#### Data shown
----

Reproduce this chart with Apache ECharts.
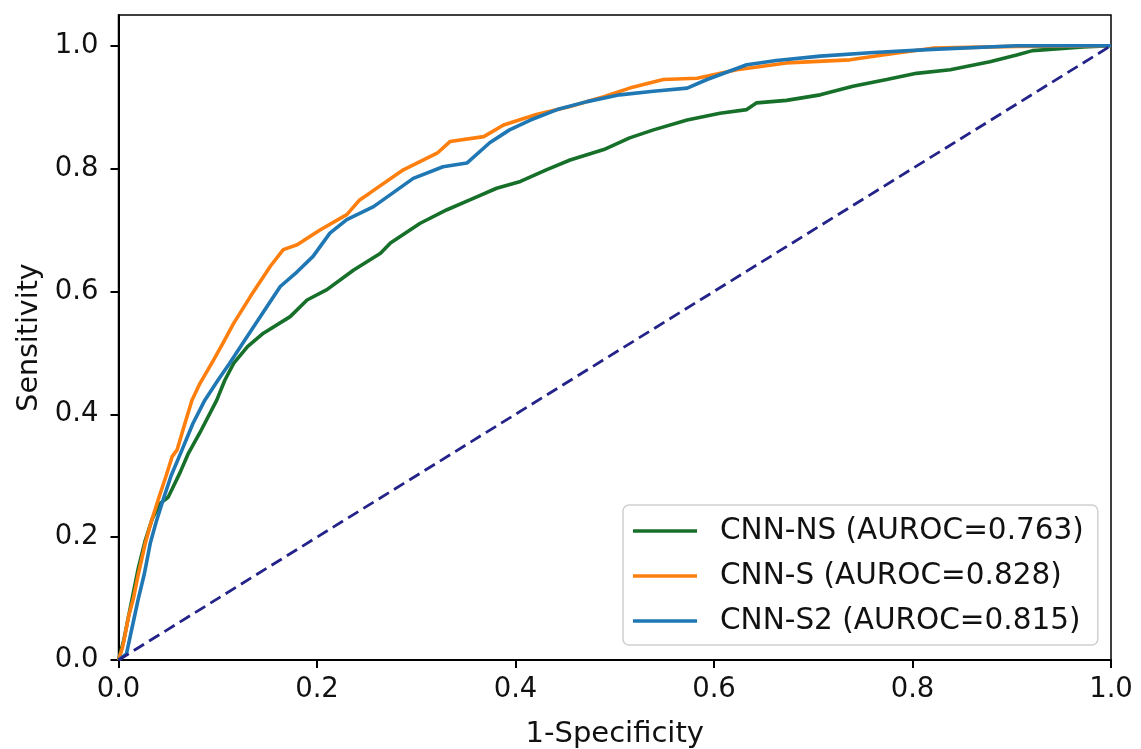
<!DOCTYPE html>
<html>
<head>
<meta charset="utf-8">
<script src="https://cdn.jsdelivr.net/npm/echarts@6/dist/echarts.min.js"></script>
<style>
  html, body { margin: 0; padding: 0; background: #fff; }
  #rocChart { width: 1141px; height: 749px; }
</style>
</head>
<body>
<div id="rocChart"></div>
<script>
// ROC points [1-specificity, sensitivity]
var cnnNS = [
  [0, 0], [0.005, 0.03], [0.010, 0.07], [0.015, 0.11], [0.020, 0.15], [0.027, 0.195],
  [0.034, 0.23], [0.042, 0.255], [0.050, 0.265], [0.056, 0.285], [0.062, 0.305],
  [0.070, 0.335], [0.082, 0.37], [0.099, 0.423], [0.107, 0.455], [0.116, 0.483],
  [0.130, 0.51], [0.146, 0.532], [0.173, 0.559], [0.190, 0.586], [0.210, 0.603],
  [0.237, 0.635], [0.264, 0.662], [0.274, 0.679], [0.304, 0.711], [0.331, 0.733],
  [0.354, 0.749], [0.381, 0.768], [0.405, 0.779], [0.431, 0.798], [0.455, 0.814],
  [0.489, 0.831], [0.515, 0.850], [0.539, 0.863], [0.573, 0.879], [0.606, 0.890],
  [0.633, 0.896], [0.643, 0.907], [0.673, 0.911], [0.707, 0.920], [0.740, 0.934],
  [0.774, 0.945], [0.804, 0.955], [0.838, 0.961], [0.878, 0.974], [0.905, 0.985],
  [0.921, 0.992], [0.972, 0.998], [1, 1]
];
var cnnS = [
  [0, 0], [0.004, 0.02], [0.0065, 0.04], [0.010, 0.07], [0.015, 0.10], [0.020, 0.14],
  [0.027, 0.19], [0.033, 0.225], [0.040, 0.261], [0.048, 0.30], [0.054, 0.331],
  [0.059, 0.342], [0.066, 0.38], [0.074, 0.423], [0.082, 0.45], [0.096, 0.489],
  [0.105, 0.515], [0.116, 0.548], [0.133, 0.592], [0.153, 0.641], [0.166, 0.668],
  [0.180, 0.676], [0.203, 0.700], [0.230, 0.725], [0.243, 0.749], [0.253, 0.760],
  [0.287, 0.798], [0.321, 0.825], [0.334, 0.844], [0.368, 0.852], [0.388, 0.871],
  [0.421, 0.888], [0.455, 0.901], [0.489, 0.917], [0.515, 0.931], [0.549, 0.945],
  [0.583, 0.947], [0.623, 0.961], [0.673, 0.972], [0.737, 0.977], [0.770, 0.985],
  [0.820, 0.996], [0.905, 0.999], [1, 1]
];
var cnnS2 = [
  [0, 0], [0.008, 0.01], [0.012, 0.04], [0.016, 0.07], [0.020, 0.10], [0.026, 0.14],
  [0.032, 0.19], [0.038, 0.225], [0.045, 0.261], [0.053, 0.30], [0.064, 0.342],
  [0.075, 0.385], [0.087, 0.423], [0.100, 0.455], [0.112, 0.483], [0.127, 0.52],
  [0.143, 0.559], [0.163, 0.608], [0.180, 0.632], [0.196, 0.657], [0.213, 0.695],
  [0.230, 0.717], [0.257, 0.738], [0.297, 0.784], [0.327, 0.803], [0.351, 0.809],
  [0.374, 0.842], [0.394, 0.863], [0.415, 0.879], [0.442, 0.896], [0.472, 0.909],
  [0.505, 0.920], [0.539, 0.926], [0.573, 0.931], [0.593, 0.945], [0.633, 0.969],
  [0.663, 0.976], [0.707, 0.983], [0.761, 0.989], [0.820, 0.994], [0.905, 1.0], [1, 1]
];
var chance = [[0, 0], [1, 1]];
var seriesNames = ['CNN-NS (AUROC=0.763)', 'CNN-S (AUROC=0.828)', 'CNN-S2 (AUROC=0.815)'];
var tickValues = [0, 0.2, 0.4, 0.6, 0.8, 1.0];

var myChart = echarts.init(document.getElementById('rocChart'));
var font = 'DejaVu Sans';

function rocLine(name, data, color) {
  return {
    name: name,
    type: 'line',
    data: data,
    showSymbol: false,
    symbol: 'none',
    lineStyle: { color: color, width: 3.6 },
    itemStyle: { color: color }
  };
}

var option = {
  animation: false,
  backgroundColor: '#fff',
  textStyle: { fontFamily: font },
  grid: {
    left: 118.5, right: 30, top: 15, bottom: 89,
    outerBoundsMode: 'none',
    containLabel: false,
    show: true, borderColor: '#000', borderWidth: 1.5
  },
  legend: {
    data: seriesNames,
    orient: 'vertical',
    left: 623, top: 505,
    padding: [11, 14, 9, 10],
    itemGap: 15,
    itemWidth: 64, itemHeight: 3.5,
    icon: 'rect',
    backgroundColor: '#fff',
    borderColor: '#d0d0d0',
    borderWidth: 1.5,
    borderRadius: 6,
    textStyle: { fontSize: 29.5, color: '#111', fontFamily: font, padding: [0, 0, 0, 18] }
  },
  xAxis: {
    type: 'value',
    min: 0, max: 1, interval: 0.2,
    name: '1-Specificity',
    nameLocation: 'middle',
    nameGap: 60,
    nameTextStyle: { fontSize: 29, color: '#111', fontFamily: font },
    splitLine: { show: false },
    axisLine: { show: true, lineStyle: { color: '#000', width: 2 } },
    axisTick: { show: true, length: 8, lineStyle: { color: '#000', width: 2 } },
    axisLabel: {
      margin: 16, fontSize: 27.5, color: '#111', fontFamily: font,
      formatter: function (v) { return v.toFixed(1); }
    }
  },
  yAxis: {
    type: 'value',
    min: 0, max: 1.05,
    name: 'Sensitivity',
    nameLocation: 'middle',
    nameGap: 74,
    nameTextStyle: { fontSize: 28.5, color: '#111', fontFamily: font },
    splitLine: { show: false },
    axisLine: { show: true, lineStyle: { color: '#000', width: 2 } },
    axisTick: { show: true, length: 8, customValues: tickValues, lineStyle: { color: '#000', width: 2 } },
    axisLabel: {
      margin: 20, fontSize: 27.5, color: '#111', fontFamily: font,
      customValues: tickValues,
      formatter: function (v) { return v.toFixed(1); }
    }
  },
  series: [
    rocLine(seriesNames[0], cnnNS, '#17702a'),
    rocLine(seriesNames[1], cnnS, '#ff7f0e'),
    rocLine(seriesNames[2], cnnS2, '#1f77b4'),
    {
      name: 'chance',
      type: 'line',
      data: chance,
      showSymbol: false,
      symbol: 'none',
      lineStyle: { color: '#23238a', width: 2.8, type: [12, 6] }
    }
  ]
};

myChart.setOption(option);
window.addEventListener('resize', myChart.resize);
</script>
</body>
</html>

----

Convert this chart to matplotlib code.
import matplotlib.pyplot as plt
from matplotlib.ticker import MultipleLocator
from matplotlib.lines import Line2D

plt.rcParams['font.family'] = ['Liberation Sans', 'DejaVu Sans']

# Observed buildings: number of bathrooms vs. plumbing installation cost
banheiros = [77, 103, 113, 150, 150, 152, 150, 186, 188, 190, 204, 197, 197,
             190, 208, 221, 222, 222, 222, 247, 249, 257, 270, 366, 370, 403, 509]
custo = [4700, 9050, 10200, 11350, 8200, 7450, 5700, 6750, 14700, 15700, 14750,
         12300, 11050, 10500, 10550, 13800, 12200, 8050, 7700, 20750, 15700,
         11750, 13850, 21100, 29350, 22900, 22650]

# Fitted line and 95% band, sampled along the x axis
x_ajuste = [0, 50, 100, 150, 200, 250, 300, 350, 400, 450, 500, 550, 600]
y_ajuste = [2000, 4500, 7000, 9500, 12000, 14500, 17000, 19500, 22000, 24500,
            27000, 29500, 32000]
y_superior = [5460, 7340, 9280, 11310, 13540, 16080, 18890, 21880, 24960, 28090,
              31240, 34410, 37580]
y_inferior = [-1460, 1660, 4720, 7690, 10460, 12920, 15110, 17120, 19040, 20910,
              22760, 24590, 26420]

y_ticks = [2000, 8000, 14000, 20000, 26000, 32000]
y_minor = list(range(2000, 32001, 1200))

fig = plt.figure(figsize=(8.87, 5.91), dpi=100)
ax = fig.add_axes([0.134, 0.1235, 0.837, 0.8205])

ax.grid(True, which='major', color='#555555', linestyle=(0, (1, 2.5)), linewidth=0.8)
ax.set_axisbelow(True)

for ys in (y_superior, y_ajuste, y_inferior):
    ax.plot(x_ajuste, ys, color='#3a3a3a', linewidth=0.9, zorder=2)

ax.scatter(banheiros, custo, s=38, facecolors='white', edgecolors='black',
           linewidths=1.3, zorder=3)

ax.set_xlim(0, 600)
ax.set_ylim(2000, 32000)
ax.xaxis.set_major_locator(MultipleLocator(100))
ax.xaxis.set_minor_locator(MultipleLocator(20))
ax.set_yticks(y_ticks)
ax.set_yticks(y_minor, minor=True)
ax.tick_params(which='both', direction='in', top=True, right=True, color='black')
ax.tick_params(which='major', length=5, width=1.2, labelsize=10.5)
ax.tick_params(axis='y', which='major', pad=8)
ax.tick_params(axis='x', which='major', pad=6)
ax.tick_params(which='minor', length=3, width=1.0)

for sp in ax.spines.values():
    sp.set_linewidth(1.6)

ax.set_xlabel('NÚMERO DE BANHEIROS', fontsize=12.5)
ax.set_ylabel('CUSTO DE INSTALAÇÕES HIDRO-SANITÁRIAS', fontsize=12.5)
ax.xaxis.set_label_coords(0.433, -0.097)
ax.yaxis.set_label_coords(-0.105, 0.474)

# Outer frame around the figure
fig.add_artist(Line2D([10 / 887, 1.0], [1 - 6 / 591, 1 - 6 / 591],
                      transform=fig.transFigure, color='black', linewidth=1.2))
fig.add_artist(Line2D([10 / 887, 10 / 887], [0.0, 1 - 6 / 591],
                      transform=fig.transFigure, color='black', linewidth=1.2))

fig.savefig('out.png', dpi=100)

----

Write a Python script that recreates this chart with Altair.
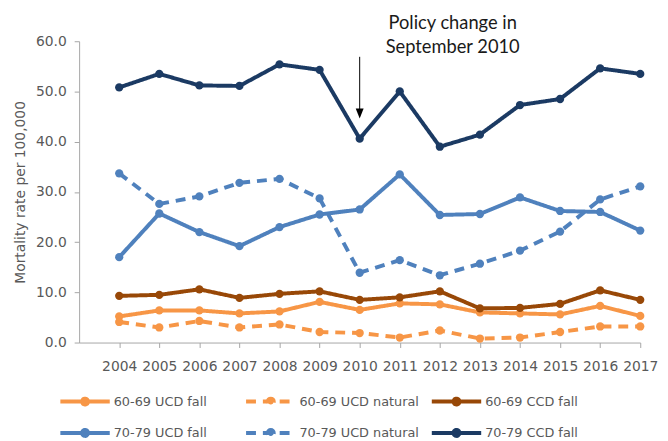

----

#### The exercise
What is the number of lines in this listing that contain the word "matplotlib"? Answer with that number and nothing else.

#### Worked answer
4